> [Information shown]
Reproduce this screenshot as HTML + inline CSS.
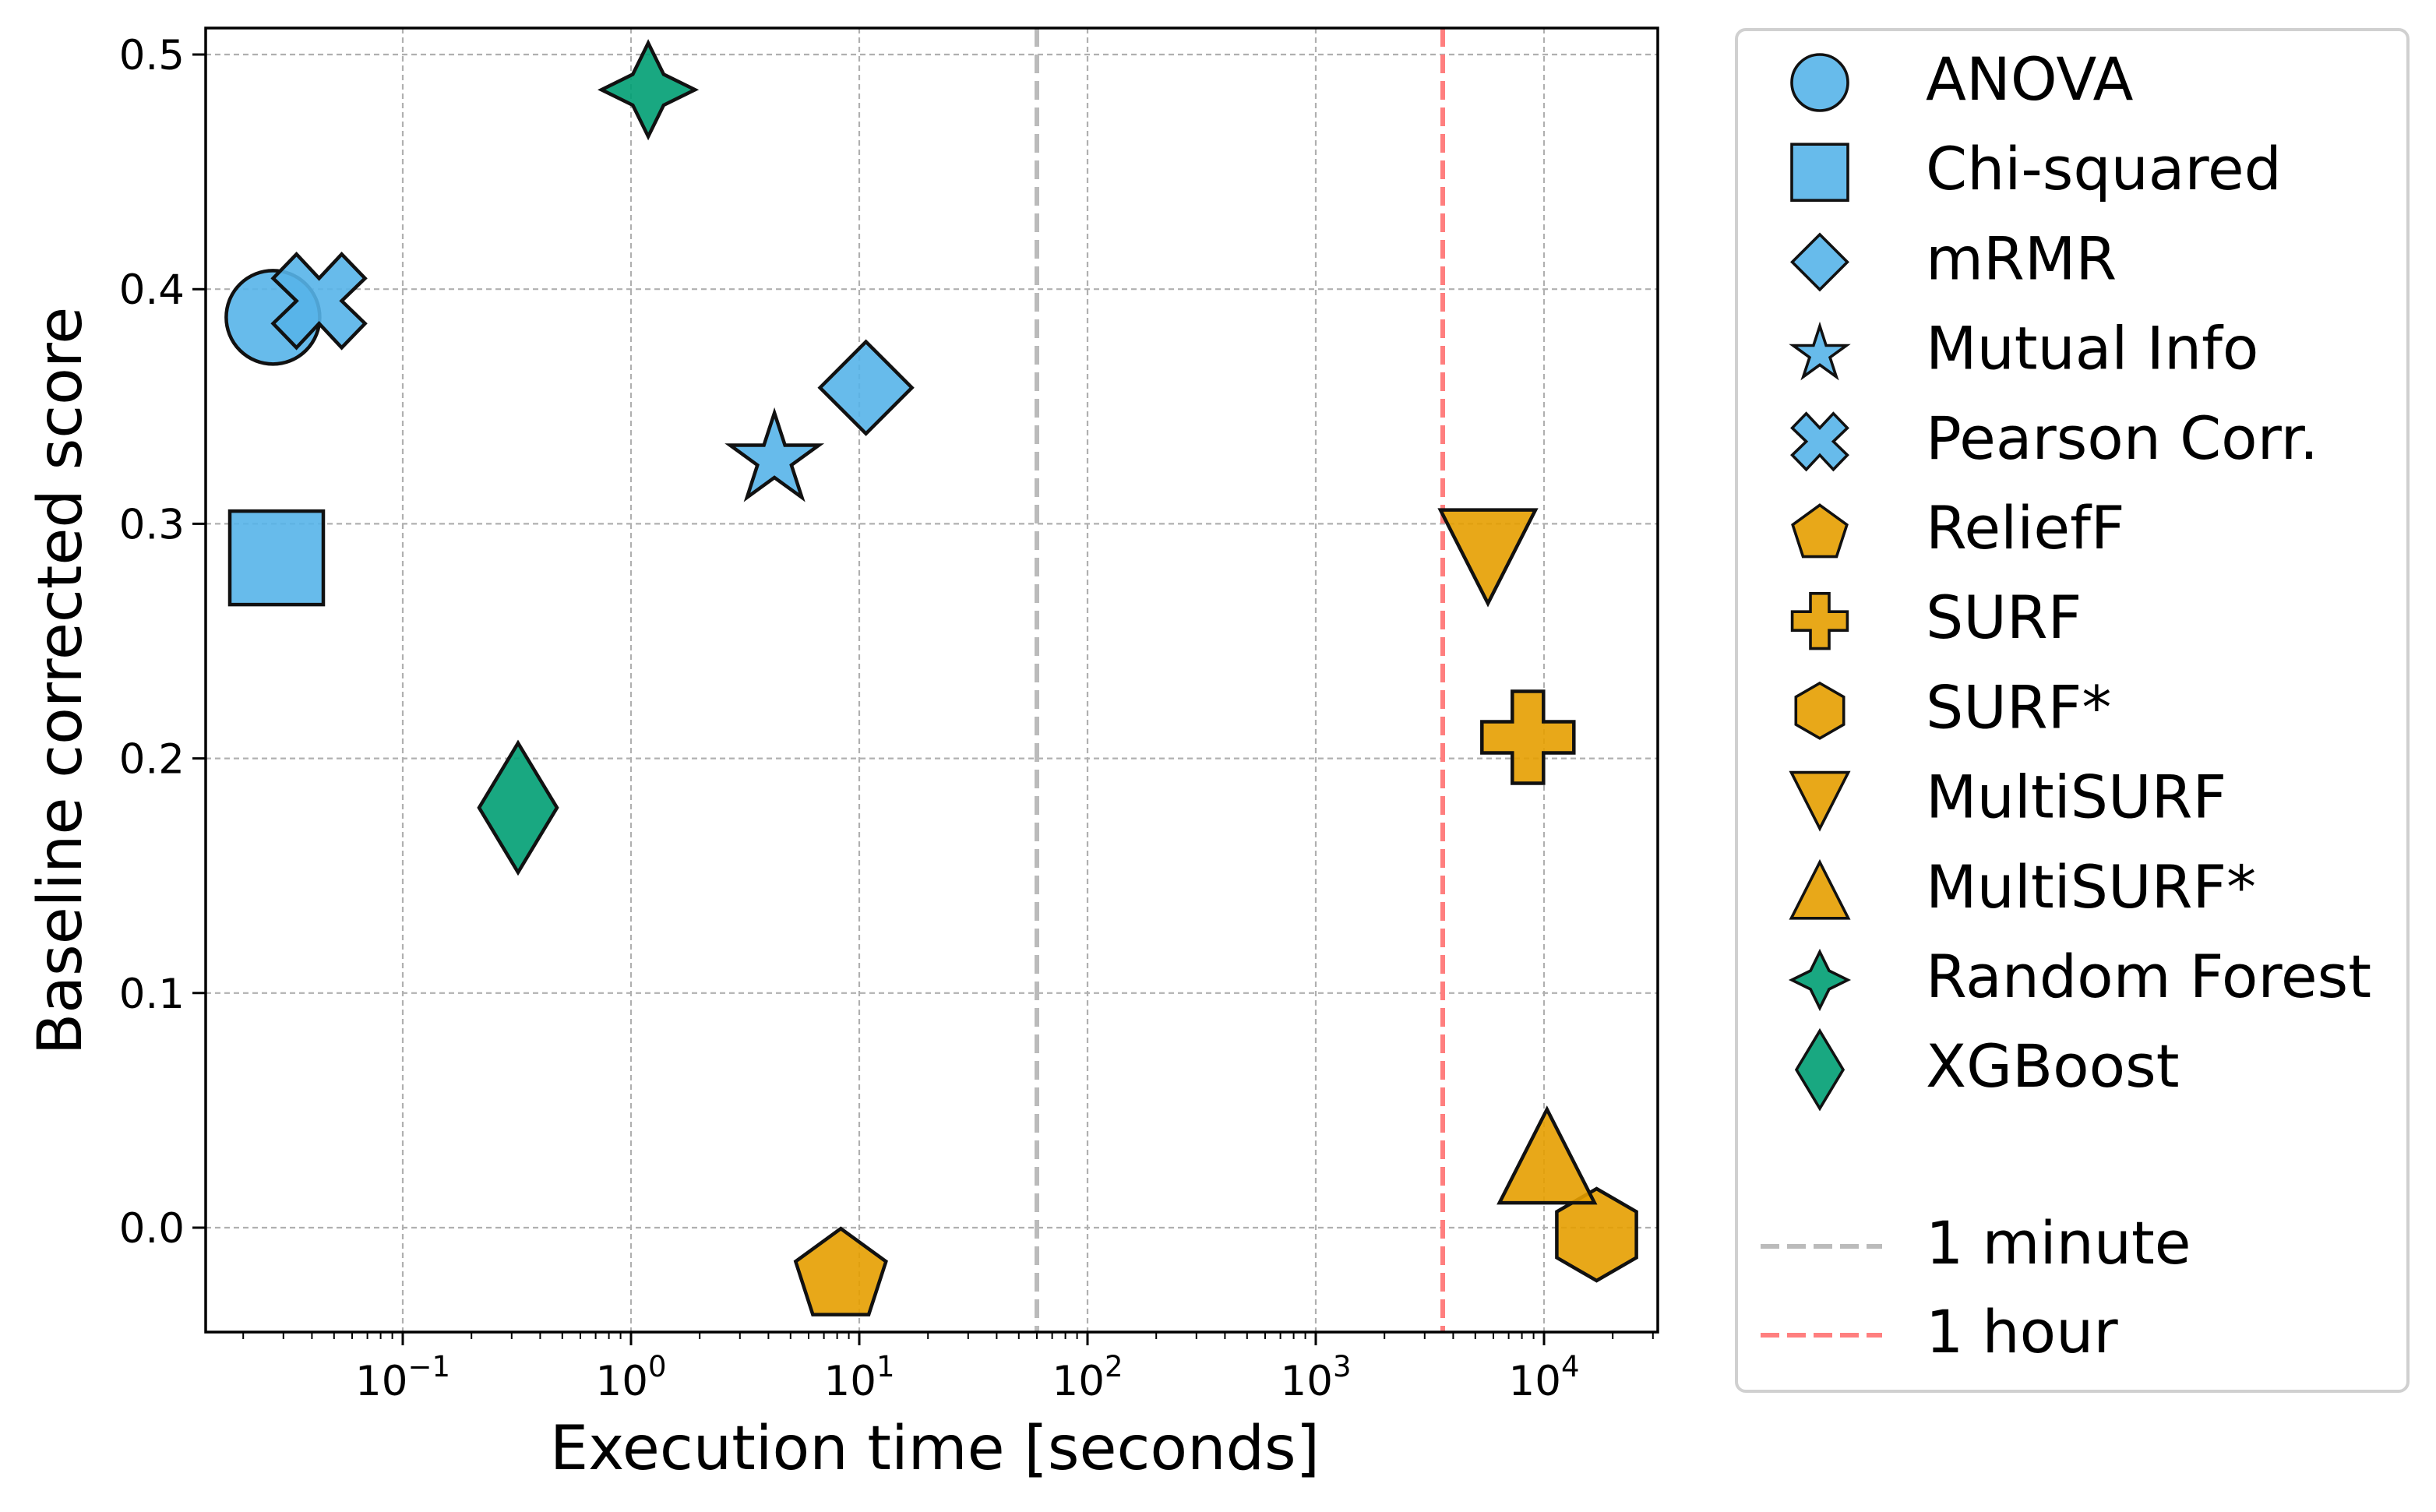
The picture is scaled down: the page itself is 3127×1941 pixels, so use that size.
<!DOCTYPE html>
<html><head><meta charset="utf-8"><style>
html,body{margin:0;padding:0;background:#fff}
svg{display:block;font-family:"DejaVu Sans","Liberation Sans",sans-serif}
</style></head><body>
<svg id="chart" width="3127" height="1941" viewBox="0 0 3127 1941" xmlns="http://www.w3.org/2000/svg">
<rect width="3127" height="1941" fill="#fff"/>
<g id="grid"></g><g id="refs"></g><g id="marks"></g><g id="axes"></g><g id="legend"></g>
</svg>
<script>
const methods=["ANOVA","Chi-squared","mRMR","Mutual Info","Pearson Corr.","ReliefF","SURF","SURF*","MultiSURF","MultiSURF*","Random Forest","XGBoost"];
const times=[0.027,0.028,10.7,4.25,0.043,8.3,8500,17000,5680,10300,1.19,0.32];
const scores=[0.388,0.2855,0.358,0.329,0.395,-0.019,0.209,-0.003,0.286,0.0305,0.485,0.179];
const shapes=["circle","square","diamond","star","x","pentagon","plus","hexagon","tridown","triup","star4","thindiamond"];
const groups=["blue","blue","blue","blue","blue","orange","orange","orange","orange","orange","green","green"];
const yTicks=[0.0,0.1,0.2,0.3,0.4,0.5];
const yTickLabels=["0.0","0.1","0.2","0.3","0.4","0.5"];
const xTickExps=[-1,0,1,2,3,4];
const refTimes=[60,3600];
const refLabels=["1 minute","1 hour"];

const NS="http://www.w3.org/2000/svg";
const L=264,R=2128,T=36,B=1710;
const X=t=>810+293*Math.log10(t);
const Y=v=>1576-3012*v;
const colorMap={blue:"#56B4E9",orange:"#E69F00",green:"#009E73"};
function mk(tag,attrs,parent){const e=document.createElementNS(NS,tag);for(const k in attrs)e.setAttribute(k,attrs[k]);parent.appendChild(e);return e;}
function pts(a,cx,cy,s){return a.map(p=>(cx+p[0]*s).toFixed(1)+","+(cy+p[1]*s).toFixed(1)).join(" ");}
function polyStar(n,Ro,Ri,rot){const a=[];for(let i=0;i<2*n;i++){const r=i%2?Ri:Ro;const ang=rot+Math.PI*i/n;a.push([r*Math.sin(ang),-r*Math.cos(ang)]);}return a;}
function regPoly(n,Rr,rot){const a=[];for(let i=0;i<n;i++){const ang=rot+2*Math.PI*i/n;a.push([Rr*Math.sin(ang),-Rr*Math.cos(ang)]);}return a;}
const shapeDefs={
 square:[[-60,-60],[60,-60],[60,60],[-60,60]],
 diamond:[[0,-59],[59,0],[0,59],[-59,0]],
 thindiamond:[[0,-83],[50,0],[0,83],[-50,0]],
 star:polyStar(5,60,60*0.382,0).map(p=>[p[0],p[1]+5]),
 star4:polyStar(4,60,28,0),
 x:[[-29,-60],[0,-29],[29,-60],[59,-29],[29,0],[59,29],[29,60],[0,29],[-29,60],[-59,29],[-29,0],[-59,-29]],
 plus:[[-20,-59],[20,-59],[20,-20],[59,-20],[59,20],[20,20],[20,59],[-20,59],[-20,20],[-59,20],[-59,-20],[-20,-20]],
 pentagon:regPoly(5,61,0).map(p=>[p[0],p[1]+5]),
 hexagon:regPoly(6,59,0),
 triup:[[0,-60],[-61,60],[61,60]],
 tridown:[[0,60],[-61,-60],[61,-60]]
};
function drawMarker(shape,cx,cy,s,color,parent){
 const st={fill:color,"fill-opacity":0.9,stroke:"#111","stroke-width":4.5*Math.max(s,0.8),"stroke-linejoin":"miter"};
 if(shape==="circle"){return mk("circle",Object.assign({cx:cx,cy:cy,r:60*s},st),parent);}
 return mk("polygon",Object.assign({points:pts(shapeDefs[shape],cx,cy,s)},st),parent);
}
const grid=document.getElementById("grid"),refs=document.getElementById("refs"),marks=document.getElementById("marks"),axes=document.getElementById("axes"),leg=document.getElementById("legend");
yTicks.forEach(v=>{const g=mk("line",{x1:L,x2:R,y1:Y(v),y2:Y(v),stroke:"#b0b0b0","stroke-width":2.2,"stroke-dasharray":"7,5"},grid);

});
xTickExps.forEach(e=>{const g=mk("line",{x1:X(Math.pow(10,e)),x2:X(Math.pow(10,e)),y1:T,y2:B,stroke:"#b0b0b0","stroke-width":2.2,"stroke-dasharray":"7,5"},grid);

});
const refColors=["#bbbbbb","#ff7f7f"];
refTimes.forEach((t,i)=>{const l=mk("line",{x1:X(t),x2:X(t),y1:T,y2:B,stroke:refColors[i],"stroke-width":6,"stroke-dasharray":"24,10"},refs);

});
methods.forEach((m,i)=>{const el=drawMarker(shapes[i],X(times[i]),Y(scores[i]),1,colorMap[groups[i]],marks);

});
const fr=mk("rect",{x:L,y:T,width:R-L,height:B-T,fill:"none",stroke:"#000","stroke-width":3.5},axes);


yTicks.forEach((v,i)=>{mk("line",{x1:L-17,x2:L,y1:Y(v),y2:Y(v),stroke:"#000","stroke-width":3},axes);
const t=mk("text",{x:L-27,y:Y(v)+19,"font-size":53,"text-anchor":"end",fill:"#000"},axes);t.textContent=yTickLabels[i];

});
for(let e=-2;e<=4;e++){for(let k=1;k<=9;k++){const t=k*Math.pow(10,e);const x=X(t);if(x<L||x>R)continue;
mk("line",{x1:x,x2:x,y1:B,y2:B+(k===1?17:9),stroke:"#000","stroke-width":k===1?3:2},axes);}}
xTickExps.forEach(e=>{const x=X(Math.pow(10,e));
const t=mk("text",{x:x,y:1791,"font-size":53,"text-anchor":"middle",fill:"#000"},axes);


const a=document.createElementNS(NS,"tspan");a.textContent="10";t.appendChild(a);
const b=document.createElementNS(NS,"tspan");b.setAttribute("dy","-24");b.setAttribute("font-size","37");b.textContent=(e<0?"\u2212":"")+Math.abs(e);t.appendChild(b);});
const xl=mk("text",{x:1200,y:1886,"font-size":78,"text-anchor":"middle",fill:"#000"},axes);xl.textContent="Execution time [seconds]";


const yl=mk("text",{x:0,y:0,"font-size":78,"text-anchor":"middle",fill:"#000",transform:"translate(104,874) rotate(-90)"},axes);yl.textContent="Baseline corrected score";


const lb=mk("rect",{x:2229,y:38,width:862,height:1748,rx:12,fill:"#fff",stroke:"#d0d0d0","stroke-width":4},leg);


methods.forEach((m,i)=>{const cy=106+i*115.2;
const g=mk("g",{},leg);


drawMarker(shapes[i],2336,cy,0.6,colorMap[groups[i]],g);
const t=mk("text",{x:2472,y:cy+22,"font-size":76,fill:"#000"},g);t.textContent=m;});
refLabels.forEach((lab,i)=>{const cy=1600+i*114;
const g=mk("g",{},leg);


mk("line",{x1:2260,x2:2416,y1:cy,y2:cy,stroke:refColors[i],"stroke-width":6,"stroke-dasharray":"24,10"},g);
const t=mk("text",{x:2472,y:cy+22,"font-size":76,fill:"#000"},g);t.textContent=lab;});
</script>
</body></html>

> [Exercise brief] Reproduce the material word for word, minus the images.

> [Response for this exercise]
Reproduce this screenshot as HTML + inline CSS.
The picture is scaled down: the page itself is 3127×1941 pixels, so use that size.
<!DOCTYPE html>
<html><head><meta charset="utf-8"><style>
html,body{margin:0;padding:0;background:#fff}
svg{display:block;font-family:"DejaVu Sans","Liberation Sans",sans-serif}
</style></head><body>
<svg id="chart" width="3127" height="1941" viewBox="0 0 3127 1941" xmlns="http://www.w3.org/2000/svg">
<rect width="3127" height="1941" fill="#fff"/>
<g id="grid"></g><g id="refs"></g><g id="marks"></g><g id="axes"></g><g id="legend"></g>
</svg>
<script>
const methods=["ANOVA","Chi-squared","mRMR","Mutual Info","Pearson Corr.","ReliefF","SURF","SURF*","MultiSURF","MultiSURF*","Random Forest","XGBoost"];
const times=[0.027,0.028,10.7,4.25,0.043,8.3,8500,17000,5680,10300,1.19,0.32];
const scores=[0.388,0.2855,0.358,0.329,0.395,-0.019,0.209,-0.003,0.286,0.0305,0.485,0.179];
const shapes=["circle","square","diamond","star","x","pentagon","plus","hexagon","tridown","triup","star4","thindiamond"];
const groups=["blue","blue","blue","blue","blue","orange","orange","orange","orange","orange","green","green"];
const yTicks=[0.0,0.1,0.2,0.3,0.4,0.5];
const yTickLabels=["0.0","0.1","0.2","0.3","0.4","0.5"];
const xTickExps=[-1,0,1,2,3,4];
const refTimes=[60,3600];
const refLabels=["1 minute","1 hour"];

const NS="http://www.w3.org/2000/svg";
const L=264,R=2128,T=36,B=1710;
const X=t=>810+293*Math.log10(t);
const Y=v=>1576-3012*v;
const colorMap={blue:"#56B4E9",orange:"#E69F00",green:"#009E73"};
function mk(tag,attrs,parent){const e=document.createElementNS(NS,tag);for(const k in attrs)e.setAttribute(k,attrs[k]);parent.appendChild(e);return e;}
function pts(a,cx,cy,s){return a.map(p=>(cx+p[0]*s).toFixed(1)+","+(cy+p[1]*s).toFixed(1)).join(" ");}
function polyStar(n,Ro,Ri,rot){const a=[];for(let i=0;i<2*n;i++){const r=i%2?Ri:Ro;const ang=rot+Math.PI*i/n;a.push([r*Math.sin(ang),-r*Math.cos(ang)]);}return a;}
function regPoly(n,Rr,rot){const a=[];for(let i=0;i<n;i++){const ang=rot+2*Math.PI*i/n;a.push([Rr*Math.sin(ang),-Rr*Math.cos(ang)]);}return a;}
const shapeDefs={
 square:[[-60,-60],[60,-60],[60,60],[-60,60]],
 diamond:[[0,-59],[59,0],[0,59],[-59,0]],
 thindiamond:[[0,-83],[50,0],[0,83],[-50,0]],
 star:polyStar(5,60,60*0.382,0).map(p=>[p[0],p[1]+5]),
 star4:polyStar(4,60,28,0),
 x:[[-29,-60],[0,-29],[29,-60],[59,-29],[29,0],[59,29],[29,60],[0,29],[-29,60],[-59,29],[-29,0],[-59,-29]],
 plus:[[-20,-59],[20,-59],[20,-20],[59,-20],[59,20],[20,20],[20,59],[-20,59],[-20,20],[-59,20],[-59,-20],[-20,-20]],
 pentagon:regPoly(5,61,0).map(p=>[p[0],p[1]+5]),
 hexagon:regPoly(6,59,0),
 triup:[[0,-60],[-61,60],[61,60]],
 tridown:[[0,60],[-61,-60],[61,-60]]
};
function drawMarker(shape,cx,cy,s,color,parent){
 const st={fill:color,"fill-opacity":0.9,stroke:"#111","stroke-width":4.5*Math.max(s,0.8),"stroke-linejoin":"miter"};
 if(shape==="circle"){return mk("circle",Object.assign({cx:cx,cy:cy,r:60*s},st),parent);}
 return mk("polygon",Object.assign({points:pts(shapeDefs[shape],cx,cy,s)},st),parent);
}
const grid=document.getElementById("grid"),refs=document.getElementById("refs"),marks=document.getElementById("marks"),axes=document.getElementById("axes"),leg=document.getElementById("legend");
yTicks.forEach(v=>{const g=mk("line",{x1:L,x2:R,y1:Y(v),y2:Y(v),stroke:"#b0b0b0","stroke-width":2.2,"stroke-dasharray":"7,5"},grid);

});
xTickExps.forEach(e=>{const g=mk("line",{x1:X(Math.pow(10,e)),x2:X(Math.pow(10,e)),y1:T,y2:B,stroke:"#b0b0b0","stroke-width":2.2,"stroke-dasharray":"7,5"},grid);

});
const refColors=["#bbbbbb","#ff7f7f"];
refTimes.forEach((t,i)=>{const l=mk("line",{x1:X(t),x2:X(t),y1:T,y2:B,stroke:refColors[i],"stroke-width":6,"stroke-dasharray":"24,10"},refs);

});
methods.forEach((m,i)=>{const el=drawMarker(shapes[i],X(times[i]),Y(scores[i]),1,colorMap[groups[i]],marks);

});
const fr=mk("rect",{x:L,y:T,width:R-L,height:B-T,fill:"none",stroke:"#000","stroke-width":3.5},axes);


yTicks.forEach((v,i)=>{mk("line",{x1:L-17,x2:L,y1:Y(v),y2:Y(v),stroke:"#000","stroke-width":3},axes);
const t=mk("text",{x:L-27,y:Y(v)+19,"font-size":53,"text-anchor":"end",fill:"#000"},axes);t.textContent=yTickLabels[i];

});
for(let e=-2;e<=4;e++){for(let k=1;k<=9;k++){const t=k*Math.pow(10,e);const x=X(t);if(x<L||x>R)continue;
mk("line",{x1:x,x2:x,y1:B,y2:B+(k===1?17:9),stroke:"#000","stroke-width":k===1?3:2},axes);}}
xTickExps.forEach(e=>{const x=X(Math.pow(10,e));
const t=mk("text",{x:x,y:1791,"font-size":53,"text-anchor":"middle",fill:"#000"},axes);


const a=document.createElementNS(NS,"tspan");a.textContent="10";t.appendChild(a);
const b=document.createElementNS(NS,"tspan");b.setAttribute("dy","-24");b.setAttribute("font-size","37");b.textContent=(e<0?"\u2212":"")+Math.abs(e);t.appendChild(b);});
const xl=mk("text",{x:1200,y:1886,"font-size":78,"text-anchor":"middle",fill:"#000"},axes);xl.textContent="Execution time [seconds]";


const yl=mk("text",{x:0,y:0,"font-size":78,"text-anchor":"middle",fill:"#000",transform:"translate(104,874) rotate(-90)"},axes);yl.textContent="Baseline corrected score";


const lb=mk("rect",{x:2229,y:38,width:862,height:1748,rx:12,fill:"#fff",stroke:"#d0d0d0","stroke-width":4},leg);


methods.forEach((m,i)=>{const cy=106+i*115.2;
const g=mk("g",{},leg);


drawMarker(shapes[i],2336,cy,0.6,colorMap[groups[i]],g);
const t=mk("text",{x:2472,y:cy+22,"font-size":76,fill:"#000"},g);t.textContent=m;});
refLabels.forEach((lab,i)=>{const cy=1600+i*114;
const g=mk("g",{},leg);


mk("line",{x1:2260,x2:2416,y1:cy,y2:cy,stroke:refColors[i],"stroke-width":6,"stroke-dasharray":"24,10"},g);
const t=mk("text",{x:2472,y:cy+22,"font-size":76,fill:"#000"},g);t.textContent=lab;});
</script>
</body></html>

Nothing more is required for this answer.